Repeat every line of the data exactly, but not the pictures.

Recorded data
━━━━━━━━
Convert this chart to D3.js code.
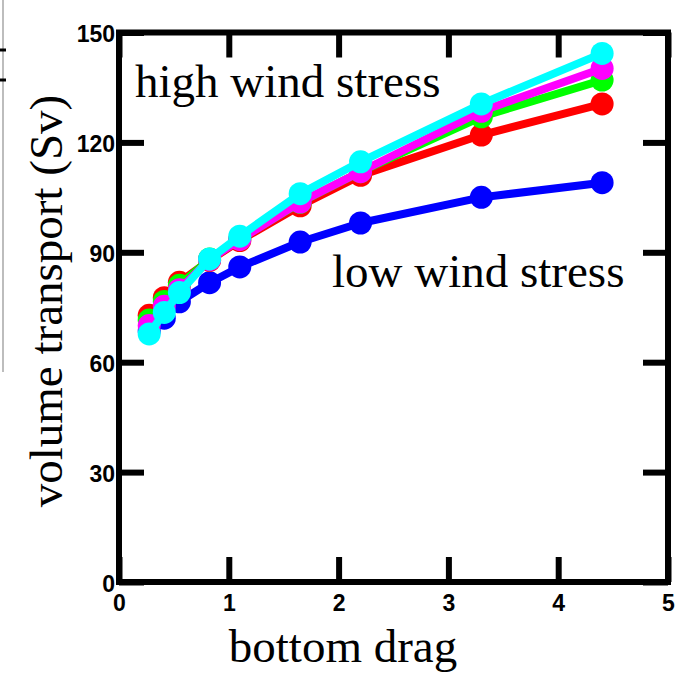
<!DOCTYPE html>
<html>
<head>
<meta charset="utf-8">
<script src="https://cdn.jsdelivr.net/npm/d3@7"></script>
<style>
  body { margin: 0; background: #fff; }
  .tick text { font-family: 'Liberation Sans', Arial, sans-serif; font-weight: bold; font-size: 23px; fill: #000; }
  .lbl { font-family: 'Liberation Serif', 'Times New Roman', serif; font-size: 47px; fill: #000; }
</style>
</head>
<body>
<div id="container"></div>
<script>
const bottomDrag = [0.275, 0.4125, 0.55, 0.825, 1.1, 1.65, 2.2, 3.3, 4.4]
const blueVals = [68.5, 72, 76.5, 81.7, 86, 92.8, 98, 105, 109]
const redVals = [72.8, 77.6, 81.8, 87.8, 93.2, 102.7, 111, 122, 130.5]
const greenVals = [71.5, 76.6, 81, 88.2, 93.6, 103.6, 112, 127, 137]
const magentaVals = [70, 75.3, 79.8, 88, 93.5, 103.7, 112, 128.5, 140.2]
const cyanVals = [67.7, 73.6, 79, 88.2, 94.4, 106, 114.7, 130.5, 144.3]
const xTicks = [0, 1, 2, 3, 4, 5]
const yTicks = [0, 30, 60, 90, 120, 150]

const series = [
  { name: 'blue', color: '#0000ff', values: blueVals },
  { name: 'red', color: '#ff0000', values: redVals },
  { name: 'green', color: '#00ff00', values: greenVals },
  { name: 'magenta', color: '#ff00ff', values: magentaVals },
  { name: 'cyan', color: '#00ffff', values: cyanVals }
]

const width = 686
const height = 677
const plot = { left: 119, right: 668, top: 32.5, bottom: 582 }

const svg = d3.select('#container')
  .append('svg')
  .attr('width', width)
  .attr('height', height)

// leftover edge of a neighbouring panel
svg.append('line')
  .attr('x1', 3).attr('x2', 3).attr('y1', 0).attr('y2', 372)
  .attr('stroke', '#bdbdbd').attr('stroke-width', 2)
svg.selectAll('.edge-mark')
  .data([50, 80])
  .enter().append('line')
  .attr('x1', 0).attr('x2', 6)
  .attr('y1', d => d).attr('y2', d => d)
  .attr('stroke', '#000').attr('stroke-width', 3)

const xScale = d3.scaleLinear().domain([0, 5]).range([plot.left, plot.right])
const yScale = d3.scaleLinear().domain([0, 150]).range([plot.bottom, plot.top])

const tickLen = 25

function styleAxis (g) {
  g.select('.domain').remove()
  g.selectAll('.tick line').attr('stroke', '#000').attr('stroke-width', 6)
}

svg.append('g')
  .attr('transform', `translate(0,${plot.bottom})`)
  .call(d3.axisBottom(xScale).tickValues(xTicks).tickSize(-tickLen).tickPadding(13).tickFormat(d3.format('d')))
  .call(styleAxis)
  .selectAll('.tick text').attr('dy', '0.71em')

svg.append('g')
  .attr('transform', `translate(0,${plot.top})`)
  .call(d3.axisTop(xScale).tickValues(xTicks).tickSize(-tickLen).tickFormat(''))
  .call(styleAxis)

svg.append('g')
  .attr('transform', `translate(${plot.left},0)`)
  .call(d3.axisLeft(yScale).tickValues(yTicks).tickSize(-tickLen).tickPadding(4).tickFormat(d3.format('d')))
  .call(styleAxis)
  .selectAll('.tick text').attr('dy', '0.4em')

svg.append('g')
  .attr('transform', `translate(${plot.right},0)`)
  .call(d3.axisRight(yScale).tickValues(yTicks).tickSize(-tickLen).tickFormat(''))
  .call(styleAxis)

svg.append('rect')
  .attr('x', plot.left)
  .attr('y', plot.top)
  .attr('width', plot.right - plot.left)
  .attr('height', plot.bottom - plot.top)
  .attr('fill', 'none')
  .attr('stroke', '#000')
  .attr('stroke-width', 6)

const line = d3.line()
  .x((d, i) => xScale(bottomDrag[i]))
  .y(d => yScale(d))

series.forEach(s => {
  const g = svg.append('g').attr('class', 'series-' + s.name)
  g.append('path')
    .datum(s.values)
    .attr('fill', 'none')
    .attr('stroke', s.color)
    .attr('stroke-width', 8)
    .attr('stroke-linejoin', 'round')
    .attr('d', line)
  g.selectAll('circle')
    .data(s.values)
    .enter().append('circle')
    .attr('cx', (d, i) => xScale(bottomDrag[i]))
    .attr('cy', d => yScale(d))
    .attr('r', 11.5)
    .attr('fill', s.color)
})

svg.append('text')
  .attr('class', 'lbl')
  .attr('x', 135).attr('y', 97)
  .text('high wind stress')

svg.append('text')
  .attr('class', 'lbl')
  .attr('x', 332).attr('y', 287)
  .text('low wind stress')

svg.append('text')
  .attr('class', 'lbl')
  .attr('text-anchor', 'middle')
  .attr('x', 343).attr('y', 662)
  .text('bottom drag')

svg.append('text')
  .attr('class', 'lbl')
  .attr('text-anchor', 'middle')
  .attr('transform', 'translate(62,301) rotate(-90)')
  .text('volume transport (Sv)')
</script>
</body>
</html>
━━━━━━━━
Reply to the exercise
Convert this chart to D3.js code.
<!DOCTYPE html>
<html>
<head>
<meta charset="utf-8">
<script src="https://cdn.jsdelivr.net/npm/d3@7"></script>
<style>
  body { margin: 0; background: #fff; }
  .tick text { font-family: 'Liberation Sans', Arial, sans-serif; font-weight: bold; font-size: 23px; fill: #000; }
  .lbl { font-family: 'Liberation Serif', 'Times New Roman', serif; font-size: 47px; fill: #000; }
</style>
</head>
<body>
<div id="container"></div>
<script>
const bottomDrag = [0.275, 0.4125, 0.55, 0.825, 1.1, 1.65, 2.2, 3.3, 4.4]
const blueVals = [68.5, 72, 76.5, 81.7, 86, 92.8, 98, 105, 109]
const redVals = [72.8, 77.6, 81.8, 87.8, 93.2, 102.7, 111, 122, 130.5]
const greenVals = [71.5, 76.6, 81, 88.2, 93.6, 103.6, 112, 127, 137]
const magentaVals = [70, 75.3, 79.8, 88, 93.5, 103.7, 112, 128.5, 140.2]
const cyanVals = [67.7, 73.6, 79, 88.2, 94.4, 106, 114.7, 130.5, 144.3]
const xTicks = [0, 1, 2, 3, 4, 5]
const yTicks = [0, 30, 60, 90, 120, 150]

const series = [
  { name: 'blue', color: '#0000ff', values: blueVals },
  { name: 'red', color: '#ff0000', values: redVals },
  { name: 'green', color: '#00ff00', values: greenVals },
  { name: 'magenta', color: '#ff00ff', values: magentaVals },
  { name: 'cyan', color: '#00ffff', values: cyanVals }
]

const width = 686
const height = 677
const plot = { left: 119, right: 668, top: 32.5, bottom: 582 }

const svg = d3.select('#container')
  .append('svg')
  .attr('width', width)
  .attr('height', height)

// leftover edge of a neighbouring panel
svg.append('line')
  .attr('x1', 3).attr('x2', 3).attr('y1', 0).attr('y2', 372)
  .attr('stroke', '#bdbdbd').attr('stroke-width', 2)
svg.selectAll('.edge-mark')
  .data([50, 80])
  .enter().append('line')
  .attr('x1', 0).attr('x2', 6)
  .attr('y1', d => d).attr('y2', d => d)
  .attr('stroke', '#000').attr('stroke-width', 3)

const xScale = d3.scaleLinear().domain([0, 5]).range([plot.left, plot.right])
const yScale = d3.scaleLinear().domain([0, 150]).range([plot.bottom, plot.top])

const tickLen = 25

function styleAxis (g) {
  g.select('.domain').remove()
  g.selectAll('.tick line').attr('stroke', '#000').attr('stroke-width', 6)
}

svg.append('g')
  .attr('transform', `translate(0,${plot.bottom})`)
  .call(d3.axisBottom(xScale).tickValues(xTicks).tickSize(-tickLen).tickPadding(13).tickFormat(d3.format('d')))
  .call(styleAxis)
  .selectAll('.tick text').attr('dy', '0.71em')

svg.append('g')
  .attr('transform', `translate(0,${plot.top})`)
  .call(d3.axisTop(xScale).tickValues(xTicks).tickSize(-tickLen).tickFormat(''))
  .call(styleAxis)

svg.append('g')
  .attr('transform', `translate(${plot.left},0)`)
  .call(d3.axisLeft(yScale).tickValues(yTicks).tickSize(-tickLen).tickPadding(4).tickFormat(d3.format('d')))
  .call(styleAxis)
  .selectAll('.tick text').attr('dy', '0.4em')

svg.append('g')
  .attr('transform', `translate(${plot.right},0)`)
  .call(d3.axisRight(yScale).tickValues(yTicks).tickSize(-tickLen).tickFormat(''))
  .call(styleAxis)

svg.append('rect')
  .attr('x', plot.left)
  .attr('y', plot.top)
  .attr('width', plot.right - plot.left)
  .attr('height', plot.bottom - plot.top)
  .attr('fill', 'none')
  .attr('stroke', '#000')
  .attr('stroke-width', 6)

const line = d3.line()
  .x((d, i) => xScale(bottomDrag[i]))
  .y(d => yScale(d))

series.forEach(s => {
  const g = svg.append('g').attr('class', 'series-' + s.name)
  g.append('path')
    .datum(s.values)
    .attr('fill', 'none')
    .attr('stroke', s.color)
    .attr('stroke-width', 8)
    .attr('stroke-linejoin', 'round')
    .attr('d', line)
  g.selectAll('circle')
    .data(s.values)
    .enter().append('circle')
    .attr('cx', (d, i) => xScale(bottomDrag[i]))
    .attr('cy', d => yScale(d))
    .attr('r', 11.5)
    .attr('fill', s.color)
})

svg.append('text')
  .attr('class', 'lbl')
  .attr('x', 135).attr('y', 97)
  .text('high wind stress')

svg.append('text')
  .attr('class', 'lbl')
  .attr('x', 332).attr('y', 287)
  .text('low wind stress')

svg.append('text')
  .attr('class', 'lbl')
  .attr('text-anchor', 'middle')
  .attr('x', 343).attr('y', 662)
  .text('bottom drag')

svg.append('text')
  .attr('class', 'lbl')
  .attr('text-anchor', 'middle')
  .attr('transform', 'translate(62,301) rotate(-90)')
  .text('volume transport (Sv)')
</script>
</body>
</html>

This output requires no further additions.